Are You Able to Do a Really Thorough Cleanup?
The way I understand Penguin, is that it is a measure of trust that Google puts on your site in regards to webspam. So, for example, if Penguin detects that you have a large number of unnatural links pointing to your site, then essentially what happens is that Google decides that your site isn’t as trustworthy as your competitors and as a result your rankings are suppressed.
Google’s John Mueller has said several times that Penguin is a sitewide issue. In other words, if they’ve detected that they can’t trust links to some of your pages, it likely will affect the ranking of all of your pages. There are different degrees to this ranking suppression depending on how untrustworthy your links are and how many good signals you have as well.
Bottom line: it’s probably not going to cut it if you do just a little bit of link cleanup. The only sites that I have seen make Penguin recoveries are ones that did really thorough link cleanups.
If you’ve just scratched the surface and picked out a few unnatural links to disavow, you likely won’t see a recovery. Similarly, you need to make sure that you’ve had a thorough look at your site for on-site webspam issues such as keyword stuffing, hidden text, cloaking, and other ones that I have listed in this article.
If you’re going to make a go at recovering from Penguin, then you need to be really thorough to get Google to trust your site again. For most sites, you also need to be committed to continually monitoring your backlinks.
Many sites that have had low-quality links built to them will continue to get new low-quality links even if you are not actively building them. Some of these may be links that were made years ago but are just surfacing in Webmaster Tools and the other backlink checkers now.
In other cases, some links can continue to replicate. An example of this would be if you purchased a link building package that promises a whole bunch of links or directory submissions for $100. Some of these are gifts that just keep on giving.
Do You Have Good Links and a Good Site?
This is extremely important! Was your site only ranking well in the past because of the power of unnatural links?

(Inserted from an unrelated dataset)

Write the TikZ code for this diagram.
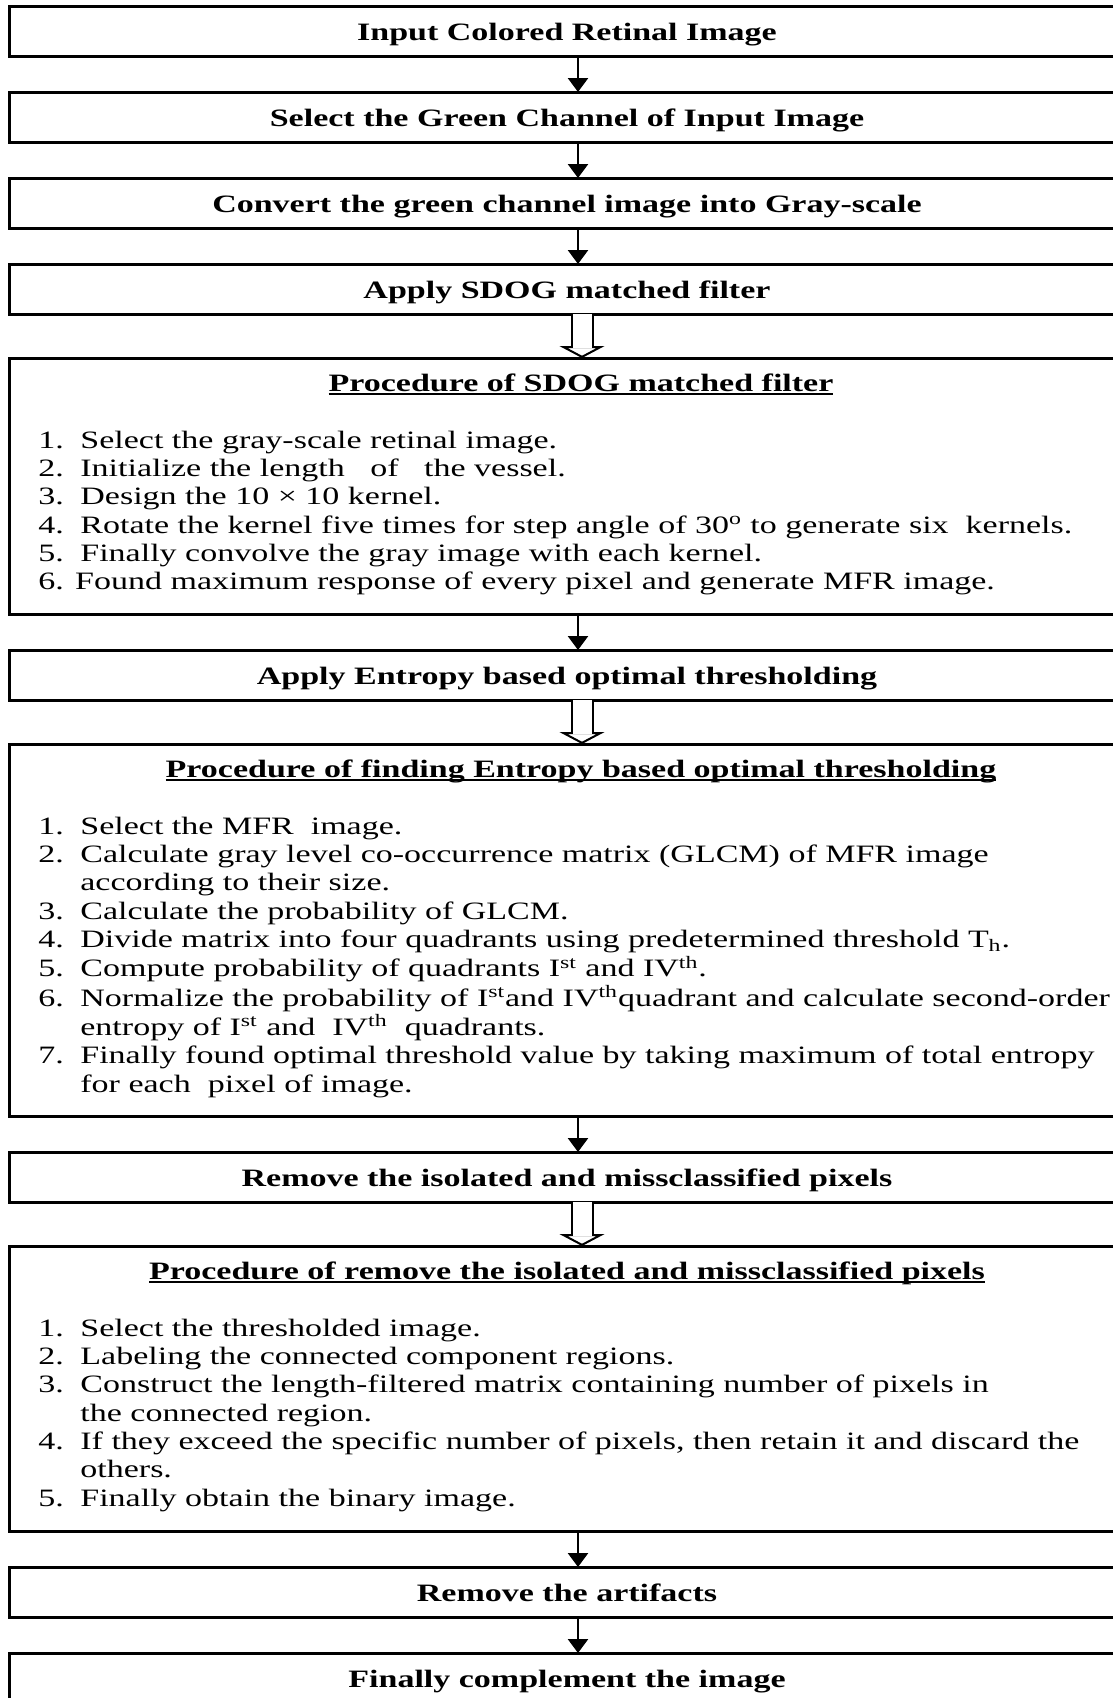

When you remove or disavow all of those links do you have any good links left?
Here’s a way that you can tell if you have good links. If you subscribe to Ahrefs or Majestic SEO (which is free if you verify your site), or Open Site Explorer (also free), you can view your links by quality metrics that are determined by each of these companies. In Ahrefs you can list the links by “Domain Rank.” Majestic ranks sites according to “Trust Rank” and Open Site Explorer lets you list your linking domains according to their “Domain Authority.”
For each of these, you’ll need to filter them to make sure that you are looking at only followed links because while nofollowed links can still be important for traffic generation, they won’t help boost your rankings.
Look at your top links. Are these links that an SEO company made for you that were obviously exists just for the purpose of manipulating Google? Are they links that you purchased? Or, are they links from valid industry partners, or even better, links that you did not make but rather, earned?
If you don’t have many good links pointing to your site, then there may not be much benefit in trying to do the work necessary to escape Penguin.
The decision on whether to attempt Penguin cleanup or start fresh is rarely easy. If you have a good site that is able to attract links naturally, and if you are willing to put in the time, effort, or money to have a thorough cleanup done, then Penguin recovery is indeed possible. But, in many cases, the ROI is not worth the effort.
What do you think? Are there other factors that you look at when trying to decide whether to start over with a Penguin hit site? It often isn’t an easy decision!